Although many practitioners would argue that decanting has always been available under common law, Massachusetts has no statute in place to provide trustees with the ability to do so. The recent case of Morse v. Kraft brought by the Kraft family, settles the question of whether decanting is an available option to trustees in Massachusetts. Prior to the decision in Kraft, a trustee who made the decision to decant a trust did so at the peril of losing the tax benefits available in the original trust.

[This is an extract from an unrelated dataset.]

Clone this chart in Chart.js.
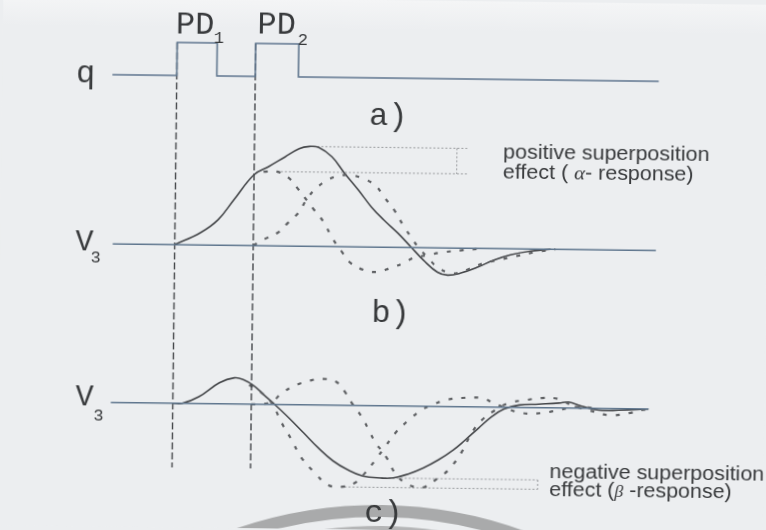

In 1982 Bob and Myra Kraft created an irrevocable trust and four subtrusts for the benefit of their four sons. In 2012, the sole trustee of the subtrusts was nearing retirement and desired to transfer the assets of the four subtrusts to new substrusts, established in accordance with the terms of a new master trust for the benefit of the Kraft sons. Under the new trusts, each of the Kraft sons would serve as trustee of his own trust for the benefit of himself and his children – a direct contradiction to the terms of the 1982 trust.
While the Court acknowledged that each of the Kraft sons were all well qualified to manage the assets in his subtrust, the trustee argued that the decanting would only benefit the Kraft sons from a financial perspective if the transfer would not cause the property or distributions to be subject to the generation skipping transfer tax, which depended, in relevant part, on whether the terms of the original trust authorized distributions to the new trusts without the consent or approval of any beneficiary or court.
Ultimately the Court decided that the language of the 1982 trust, which provided the trustee with unlimited discretion to make outright distributions to and for the benefit of the Kraft sons, also allowed him to make outright distributions in further trusts (i.e. decanting was allowed).
Determining whether decanting is an available option for an irrevocable trust is dependent upon the provisions of the original trust and should be carefully reviewed by counsel prior to decanting in order to preserve the tax benefits of the trust.